Given exercise:
From the very first line of the data to the line containing "import pandas as pd", retype everything exactly, leaving the pictures behind.

Source material:
<<<<
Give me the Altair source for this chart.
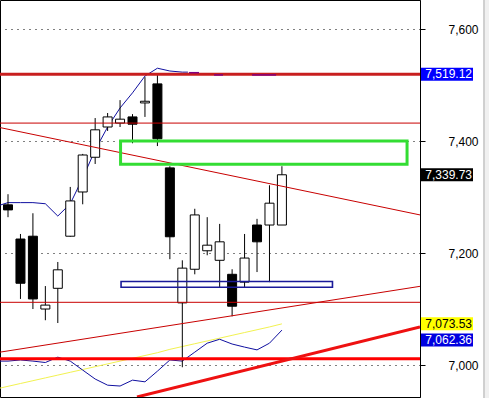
import altair as alt
import pandas as pd

# ---- candle data (index 0..22) ----
candle_idx = list(range(23))
opens = [7286, 7225, 7230, 7100, 7137, 7230, 7309, 7371, 7425, 7432, 7443, 7468,
         7502, 7352, 7111, 7171, 7204, 7187, 7162, 7148, 7250, 7250, 7250]
highs = [7305, 7234, 7271, 7141, 7184, 7318, 7377, 7441, 7450, 7473, 7448, 7514,
         7518, 7355, 7187, 7279, 7264, 7252, 7171, 7234, 7261, 7321, 7355]
lows = [7264, 7118, 7100, 7080, 7075, 7229, 7287, 7359, 7418, 7425, 7396, 7443,
        7391, 7189, 6996, 7162, 7196, 7139, 7087, 7139, 7166, 7148, 7250]
closes = [7277, 7146, 7118, 7107, 7170, 7293, 7375, 7420, 7443, 7439, 7430, 7471,
          7404, 7229, 7173, 7268, 7214, 7220, 7105, 7191, 7220, 7289, 7339.73]

# ---- indicator lines ----
yellow_x = list(range(-1, 23))
yellow_v = [6957, 6962, 6967, 6972, 6977, 6982, 6987, 6992, 6997, 7002, 7007, 7012,
            7017, 7022, 7028, 7033, 7038, 7043, 7048, 7053, 7058, 7063, 7068, 7073.53]

blue_up_x = list(range(-1, 15)) + [14.45]
blue_up_v = [7283, 7290, 7290, 7290, 7288, 7266, 7288, 7334, 7384, 7425, 7459, 7486,
             7516, 7530, 7525, 7523, 7523]

blue_lo_x = list(range(-1, 23))
blue_lo_v = [7007, 7007, 7009, 7007, 7004.5, 7014, 7007, 6991, 6975, 6964, 6962.5, 6973,
             6970, 6989, 7009, 7007, 7023, 7039, 7046, 7037.5, 7032, 7027, 7039, 7062.36]

purple_seg = [1, 1, 2, 2, 3, 3]
purple_x = [14.54, 15.34, 16.55, 17.27, 19.6, 21.53]
purple_v = [7522, 7522, 7518, 7518, 7518, 7518]

# horizontal levels
h_values = [7519.12, 7432, 7112, 7011]
h_colors = ["#c81e1e", "#c80000", "#c80000", "#ff0000"]
h_widths = [3, 1, 1, 3]

# trend lines (two points each)
tl_id = ["desc", "desc", "asc", "asc", "thick", "thick"]
tl_x = [-0.643, 33.09, -0.643, 33.09, 10.36, 33.09]
tl_v = [7424, 7268, 7023, 7140.5, 6943, 7068]
tl_color = ["#c80000", "#c80000", "#c80000", "#c80000", "#ee1111", "#ee1111"]
tl_width = [1, 1, 1, 1, 3, 3]

# zones
zone_x1 = [9.04, 9.08]
zone_x2 = [32.05, 26.06]
zone_v1 = [7358.4, 7138.9]
zone_v2 = [7400, 7149.1]
zone_color = ["#33dd33", "#1a1a99"]
zone_width = [3, 1.6]

# price labels
lab_text = ["7,519.12", "7,339.73", "7,073.53"]
lab_v = [7519.12, 7339.73, 7073.53]
lab_bg = ["#0000ff", "#000000", "#ffff00"]
lab_fg = ["#ffffff", "#ffffff", "#000000"]
lab2_text = ["7,062.36"]
lab2_v = [7062.36]

# ---- frames ----
candles = pd.DataFrame({"i": candle_idx, "o": opens, "h": highs, "l": lows, "c": closes})
candles["dir"] = ["up" if c >= o else "down" for o, c in zip(opens, closes)]
yellow = pd.DataFrame({"i": yellow_x, "v": yellow_v})
blue = pd.concat([
    pd.DataFrame({"i": blue_up_x, "v": blue_up_v, "s": "up"}),
    pd.DataFrame({"i": blue_lo_x, "v": blue_lo_v, "s": "lo"}),
])
purple = pd.DataFrame({"i": purple_x, "v": purple_v, "s": purple_seg})
hl = pd.DataFrame({"v": h_values, "c": h_colors, "w": h_widths})
tl = pd.DataFrame({"id": tl_id, "i": tl_x, "v": tl_v, "c": tl_color, "w": tl_width})
zones = pd.DataFrame({"x1": zone_x1, "x2": zone_x2, "v1": zone_v1, "v2": zone_v2,
                      "c": zone_color, "w": zone_width})
labs = pd.DataFrame({"t": lab_text, "v": lab_v, "bg": lab_bg, "fg": lab_fg})
labs2 = pd.DataFrame({"t": lab2_text, "v": lab2_v})
one = pd.DataFrame({"a": [0]})

xs = alt.Scale(domain=[-0.643, 33.09], nice=False, zero=False, padding=0)
ys = alt.Scale(domain=[6942.9, 7651.8], nice=False, zero=False, padding=0)
yaxis = alt.Axis(orient="right", values=[7000, 7200, 7400, 7600], format=",d",
                 grid=True, gridColor="black", gridDash=[1, 5], gridWidth=1, gridOpacity=1,
                 domainColor="black", domainWidth=1, tickColor="black", tickSize=5,
                 labelFont="Liberation Sans", labelFontSize=12, labelColor="black",
                 labelAlign="right", labelBaseline="middle", labelPadding=53, title=None)


def X(f):
    return alt.X(f, type="quantitative", scale=xs, axis=None)


def Y(f):
    return alt.Y(f, type="quantitative", scale=ys, axis=yaxis)


sc = alt.Scale(domain=["up", "down"], range=["white", "black"])

yellow_l = alt.Chart(yellow).mark_line(color="#f2f250", strokeWidth=1, clip=True).encode(
    x=X("i"), y=Y("v"))
blue_l = alt.Chart(blue).mark_line(color="#1010a0", strokeWidth=1, clip=True).encode(
    x=X("i"), y=Y("v"), detail="s:N")

wicks = alt.Chart(candles).mark_rule(color="black", strokeWidth=1).encode(
    x=X("i"), y=Y("l"), y2="h")
bodies = alt.Chart(candles).mark_bar(size=9, stroke="black", strokeWidth=1).encode(
    x=X("i"), y=Y("o"), y2="c",
    fill=alt.Fill("dir:N", scale=sc, legend=None))

hlines = alt.Chart(hl).mark_rule().encode(
    y=Y("v"), color=alt.Color("c:N", scale=None), strokeWidth=alt.StrokeWidth("w:Q", scale=None))
tlines = alt.Chart(tl).mark_line(clip=True).encode(
    x=X("i"), y=Y("v"), detail="id:N",
    color=alt.Color("c:N", scale=None), strokeWidth=alt.StrokeWidth("w:Q", scale=None))
purple_l = alt.Chart(purple).mark_line(color="#800080", strokeWidth=1.5).encode(
    x=X("i"), y=Y("v"), detail="s:N")

zone_r = alt.Chart(zones).mark_rect(fill=None, filled=False).encode(
    x=X("x1"), x2="x2", y=Y("v1"), y2="v2",
    stroke=alt.Stroke("c:N", scale=None), strokeWidth=alt.StrokeWidth("w:Q", scale=None))

lab_box = alt.Chart(labs).mark_rect(yOffset=-6.5, y2Offset=6.5).encode(
    x=alt.value(421), x2=alt.value(473), y=Y("v"), y2="v",
    fill=alt.Fill("bg:N", scale=None))
lab_txt = alt.Chart(labs).mark_text(align="right", baseline="middle", font="Liberation Sans",
                                     fontSize=12).encode(
    x=alt.value(472), y=Y("v"), text="t:N", color=alt.Color("fg:N", scale=None))
lab2_box = alt.Chart(labs2).mark_rect(yOffset=3.5, y2Offset=16.5, fill="#0000e0").encode(
    x=alt.value(421), x2=alt.value(473), y=Y("v"), y2="v")
lab2_txt = alt.Chart(labs2).mark_text(align="right", baseline="middle", font="Liberation Sans",
                                       fontSize=12, yOffset=10, color="white").encode(
    x=alt.value(472), y=Y("v"), text="t:N")

strip = alt.Chart(one).mark_rect(fill="#f0f0f0").encode(
    x=alt.value(485), x2=alt.value(489), y=alt.value(-1), y2=alt.value(398))
strip_line = alt.Chart(one).mark_rule(color="#a0a0a0", strokeWidth=1).encode(
    x=alt.value(484), y=alt.value(-1), y2=alt.value(398))

chart = alt.layer(
    yellow_l, blue_l, wicks, bodies, hlines, tlines, purple_l, zone_r,
    lab_box, lab_txt, lab2_box, lab2_txt, strip, strip_line
).properties(
    width=420, height=397,
    autosize=alt.AutoSizeParams(type="none"),
    padding={"left": 0, "top": 0, "right": 69, "bottom": 1},
    background="white",
).configure_view(stroke="black", strokeWidth=1)

chart.save("out.html", embed_options={"renderer": "svg", "actions": False})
>>>>
Result:
Give me the Altair source for this chart.
import altair as alt
import pandas as pd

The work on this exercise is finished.